** start **

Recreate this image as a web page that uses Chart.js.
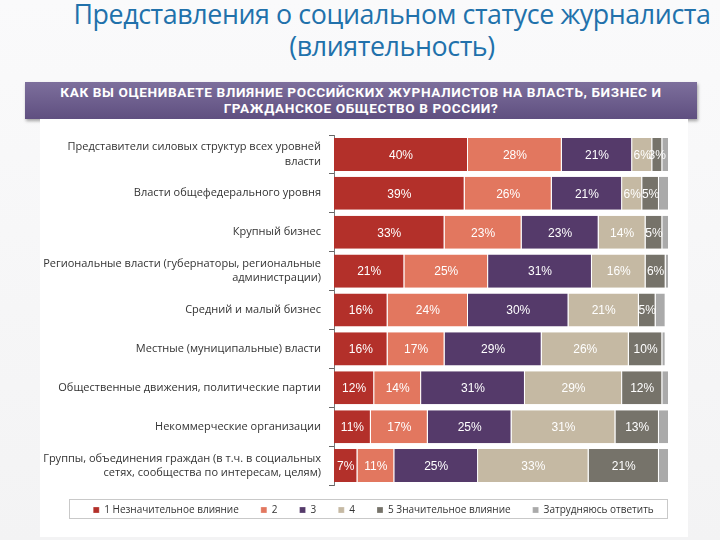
<!DOCTYPE html>
<html>
<head>
<meta charset="utf-8">
<script src="https://cdn.jsdelivr.net/npm/chart.js@4/dist/chart.umd.min.js"></script>
<style>
  html, body { margin: 0; padding: 0; }
  body {
    width: 720px; height: 540px; position: relative; overflow: hidden;
    background: linear-gradient(#fafafb, #f3f3f4);
    font-family: "Open Sans", sans-serif;
  }
  #title {
    position: absolute; left: 64px; top: -2px; width: 656px;
    text-align: center; color: #2171ab; font-size: 26.8px; line-height: 32px;
    font-weight: 400; letter-spacing: -0.4px;
  }
  #banner {
    position: absolute; left: 25px; top: 82px; width: 672px; height: 37px;
    background: linear-gradient(#7d6f9c, #5f4f80);
    box-shadow: 1px 2px 3px rgba(0,0,0,0.35);
    color: #fff; font-family: Roboto, sans-serif; font-weight: 700;
    font-size: 13.6px; line-height: 16px; text-align: center;
    letter-spacing: 0.6px; padding-top: 2px; box-sizing: border-box;
  }
  #panel {
    position: absolute; left: 40px; top: 119px; width: 648px; height: 418px;
    background: #fff;
  }
  canvas { display: block; }
</style>
</head>
<body>
<div id="title">Представления о социальном статусе журналиста<br>(влиятельность)</div>
<div id="banner">КАК ВЫ ОЦЕНИВАЕТЕ ВЛИЯНИЕ РОССИЙСКИХ ЖУРНАЛИСТОВ НА ВЛАСТЬ, БИЗНЕС И<br>ГРАЖДАНСКОЕ ОБЩЕСТВО В РОССИИ?</div>
<div id="panel"><canvas id="chart" width="648" height="418"></canvas></div>
<script>
// --- Data ---
const categories = [
    ['Представители силовых структур всех уровней', 'власти'],
    'Власти общефедерального уровня',
    'Крупный бизнес',
    ['Региональные власти (губернаторы, региональные', 'администрации)'],
    'Средний и малый бизнес',
    'Местные (муниципальные) власти',
    'Общественные движения, политические партии',
    'Некоммерческие организации',
    ['Группы, объединения граждан (в т.ч. в социальных', 'сетях, сообщества по интересам, целям)']
];
const seriesNames = ['1 Незначительное влияние', '2', '3', '4', '5 Значительное влияние', 'Затрудняюсь ответить'];
const level1 = [40, 39, 33, 21, 16, 16, 12, 11, 7];
const level2 = [28, 26, 23, 25, 24, 17, 14, 17, 11];
const level3 = [21, 21, 23, 31, 30, 29, 31, 25, 25];
const level4 = [6, 6, 14, 16, 21, 26, 29, 31, 33];
const level5 = [3, 5, 5, 6, 5, 10, 12, 13, 21];
const hardToSay = [2, 3, 2, 1, 3, 1, 2, 3, 3];

const colors = ['#b3302a', '#e2775f', '#553a6a', '#c5b9a3', '#76736a', '#aaaaaa'];
const allSeries = [level1, level2, level3, level4, level5, hardToSay];

// value labels inside segments (skip the last series)
const segmentLabels = {
    id: 'segmentLabels',
    afterDatasetsDraw(chart) {
        const ctx = chart.ctx;
        ctx.save();
        ctx.fillStyle = '#fff';
        ctx.font = '12px "Liberation Sans", Arial, sans-serif';
        ctx.textAlign = 'center';
        ctx.textBaseline = 'middle';
        chart.data.datasets.forEach((ds, i) => {
            if (i > 4) return;
            chart.getDatasetMeta(i).data.forEach((bar, j) => {
                const p = bar.getCenterPoint();
                ctx.fillText(ds.data[j] + '%', p.x, p.y + 1);
            });
        });
        ctx.restore();
    }
};

// nudge the legend a little and frame it
const LEGEND_DX = 18, LEGEND_DY = -2;
const legendFrame = {
    id: 'legendFrame',
    afterLayout(chart) {
        const lg = chart.legend;
        lg.left += LEGEND_DX;
        lg.right += LEGEND_DX;
        lg.top += LEGEND_DY;
        lg.bottom += LEGEND_DY;
        lg.legendHitBoxes.forEach(b => { b.left += LEGEND_DX; b.top += LEGEND_DY; });
    },
    afterDraw(chart) {
        const boxes = chart.legend && chart.legend.legendHitBoxes;
        if (!boxes || !boxes.length) return;
        const left = Math.min(...boxes.map(b => b.left)) - 24;
        const right = Math.max(...boxes.map(b => b.left + b.width)) + 13;
        const top = boxes[0].top - 4;
        const ctx = chart.ctx;
        ctx.save();
        ctx.strokeStyle = '#c9c9c9';
        ctx.lineWidth = 1;
        ctx.strokeRect(Math.round(left) + 0.5, Math.round(top) + 0.5, Math.round(right - left), 19);
        ctx.restore();
    }
};

new Chart(document.getElementById('chart'), {
    type: 'bar',
    data: {
        labels: categories,
        datasets: allSeries.map((d, i) => ({
            label: seriesNames[i],
            data: d,
            backgroundColor: colors[i],
            borderColor: '#ffffff',
            borderWidth: { right: 1, left: 0, top: 0, bottom: 0 },
            borderSkipped: false,
            categoryPercentage: 0.85,
            barPercentage: 1
        }))
    },
    options: {
        indexAxis: 'y',
        responsive: false,
        animation: false,
        layout: { padding: { top: 16, right: 19, bottom: 10, left: 2 } },
        scales: {
            x: { stacked: true, min: 0, max: 100, display: false },
            y: {
                stacked: true,
                afterFit(scale) {
                    scale.width = 292;
                    scale.paddingTop = 0;
                    scale.paddingBottom = 0;
                },
                grid: { display: true, drawOnChartArea: false, offset: true, tickLength: 5, color: '#666' },
                border: { display: true, color: '#777' },
                ticks: {
                    color: '#333',
                    padding: 8,
                    font: { family: '"Open Sans", sans-serif', size: 11, lineHeight: 1.3 }
                }
            }
        },
        plugins: {
            tooltip: { enabled: false },
            legend: {
                position: 'bottom',
                labels: {
                    boxWidth: 6,
                    boxHeight: 6,
                    padding: 22,
                    color: '#333',
                    font: { family: '"Open Sans", sans-serif', size: 10 }
                }
            }
        }
    },
    plugins: [segmentLabels, legendFrame]
});
</script>
</body>
</html>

** end **

*WORK REQUIRED*
With the pictures left out, transcribe the material exactly.

*RESPONSE BELOW*
Recreate this image as a web page that uses Chart.js.
<!DOCTYPE html>
<html>
<head>
<meta charset="utf-8">
<script src="https://cdn.jsdelivr.net/npm/chart.js@4/dist/chart.umd.min.js"></script>
<style>
  html, body { margin: 0; padding: 0; }
  body {
    width: 720px; height: 540px; position: relative; overflow: hidden;
    background: linear-gradient(#fafafb, #f3f3f4);
    font-family: "Open Sans", sans-serif;
  }
  #title {
    position: absolute; left: 64px; top: -2px; width: 656px;
    text-align: center; color: #2171ab; font-size: 26.8px; line-height: 32px;
    font-weight: 400; letter-spacing: -0.4px;
  }
  #banner {
    position: absolute; left: 25px; top: 82px; width: 672px; height: 37px;
    background: linear-gradient(#7d6f9c, #5f4f80);
    box-shadow: 1px 2px 3px rgba(0,0,0,0.35);
    color: #fff; font-family: Roboto, sans-serif; font-weight: 700;
    font-size: 13.6px; line-height: 16px; text-align: center;
    letter-spacing: 0.6px; padding-top: 2px; box-sizing: border-box;
  }
  #panel {
    position: absolute; left: 40px; top: 119px; width: 648px; height: 418px;
    background: #fff;
  }
  canvas { display: block; }
</style>
</head>
<body>
<div id="title">Представления о социальном статусе журналиста<br>(влиятельность)</div>
<div id="banner">КАК ВЫ ОЦЕНИВАЕТЕ ВЛИЯНИЕ РОССИЙСКИХ ЖУРНАЛИСТОВ НА ВЛАСТЬ, БИЗНЕС И<br>ГРАЖДАНСКОЕ ОБЩЕСТВО В РОССИИ?</div>
<div id="panel"><canvas id="chart" width="648" height="418"></canvas></div>
<script>
// --- Data ---
const categories = [
    ['Представители силовых структур всех уровней', 'власти'],
    'Власти общефедерального уровня',
    'Крупный бизнес',
    ['Региональные власти (губернаторы, региональные', 'администрации)'],
    'Средний и малый бизнес',
    'Местные (муниципальные) власти',
    'Общественные движения, политические партии',
    'Некоммерческие организации',
    ['Группы, объединения граждан (в т.ч. в социальных', 'сетях, сообщества по интересам, целям)']
];
const seriesNames = ['1 Незначительное влияние', '2', '3', '4', '5 Значительное влияние', 'Затрудняюсь ответить'];
const level1 = [40, 39, 33, 21, 16, 16, 12, 11, 7];
const level2 = [28, 26, 23, 25, 24, 17, 14, 17, 11];
const level3 = [21, 21, 23, 31, 30, 29, 31, 25, 25];
const level4 = [6, 6, 14, 16, 21, 26, 29, 31, 33];
const level5 = [3, 5, 5, 6, 5, 10, 12, 13, 21];
const hardToSay = [2, 3, 2, 1, 3, 1, 2, 3, 3];

const colors = ['#b3302a', '#e2775f', '#553a6a', '#c5b9a3', '#76736a', '#aaaaaa'];
const allSeries = [level1, level2, level3, level4, level5, hardToSay];

// value labels inside segments (skip the last series)
const segmentLabels = {
    id: 'segmentLabels',
    afterDatasetsDraw(chart) {
        const ctx = chart.ctx;
        ctx.save();
        ctx.fillStyle = '#fff';
        ctx.font = '12px "Liberation Sans", Arial, sans-serif';
        ctx.textAlign = 'center';
        ctx.textBaseline = 'middle';
        chart.data.datasets.forEach((ds, i) => {
            if (i > 4) return;
            chart.getDatasetMeta(i).data.forEach((bar, j) => {
                const p = bar.getCenterPoint();
                ctx.fillText(ds.data[j] + '%', p.x, p.y + 1);
            });
        });
        ctx.restore();
    }
};

// nudge the legend a little and frame it
const LEGEND_DX = 18, LEGEND_DY = -2;
const legendFrame = {
    id: 'legendFrame',
    afterLayout(chart) {
        const lg = chart.legend;
        lg.left += LEGEND_DX;
        lg.right += LEGEND_DX;
        lg.top += LEGEND_DY;
        lg.bottom += LEGEND_DY;
        lg.legendHitBoxes.forEach(b => { b.left += LEGEND_DX; b.top += LEGEND_DY; });
    },
    afterDraw(chart) {
        const boxes = chart.legend && chart.legend.legendHitBoxes;
        if (!boxes || !boxes.length) return;
        const left = Math.min(...boxes.map(b => b.left)) - 24;
        const right = Math.max(...boxes.map(b => b.left + b.width)) + 13;
        const top = boxes[0].top - 4;
        const ctx = chart.ctx;
        ctx.save();
        ctx.strokeStyle = '#c9c9c9';
        ctx.lineWidth = 1;
        ctx.strokeRect(Math.round(left) + 0.5, Math.round(top) + 0.5, Math.round(right - left), 19);
        ctx.restore();
    }
};

new Chart(document.getElementById('chart'), {
    type: 'bar',
    data: {
        labels: categories,
        datasets: allSeries.map((d, i) => ({
            label: seriesNames[i],
            data: d,
            backgroundColor: colors[i],
            borderColor: '#ffffff',
            borderWidth: { right: 1, left: 0, top: 0, bottom: 0 },
            borderSkipped: false,
            categoryPercentage: 0.85,
            barPercentage: 1
        }))
    },
    options: {
        indexAxis: 'y',
        responsive: false,
        animation: false,
        layout: { padding: { top: 16, right: 19, bottom: 10, left: 2 } },
        scales: {
            x: { stacked: true, min: 0, max: 100, display: false },
            y: {
                stacked: true,
                afterFit(scale) {
                    scale.width = 292;
                    scale.paddingTop = 0;
                    scale.paddingBottom = 0;
                },
                grid: { display: true, drawOnChartArea: false, offset: true, tickLength: 5, color: '#666' },
                border: { display: true, color: '#777' },
                ticks: {
                    color: '#333',
                    padding: 8,
                    font: { family: '"Open Sans", sans-serif', size: 11, lineHeight: 1.3 }
                }
            }
        },
        plugins: {
            tooltip: { enabled: false },
            legend: {
                position: 'bottom',
                labels: {
                    boxWidth: 6,
                    boxHeight: 6,
                    padding: 22,
                    color: '#333',
                    font: { family: '"Open Sans", sans-serif', size: 10 }
                }
            }
        }
    },
    plugins: [segmentLabels, legendFrame]
});
</script>
</body>
</html>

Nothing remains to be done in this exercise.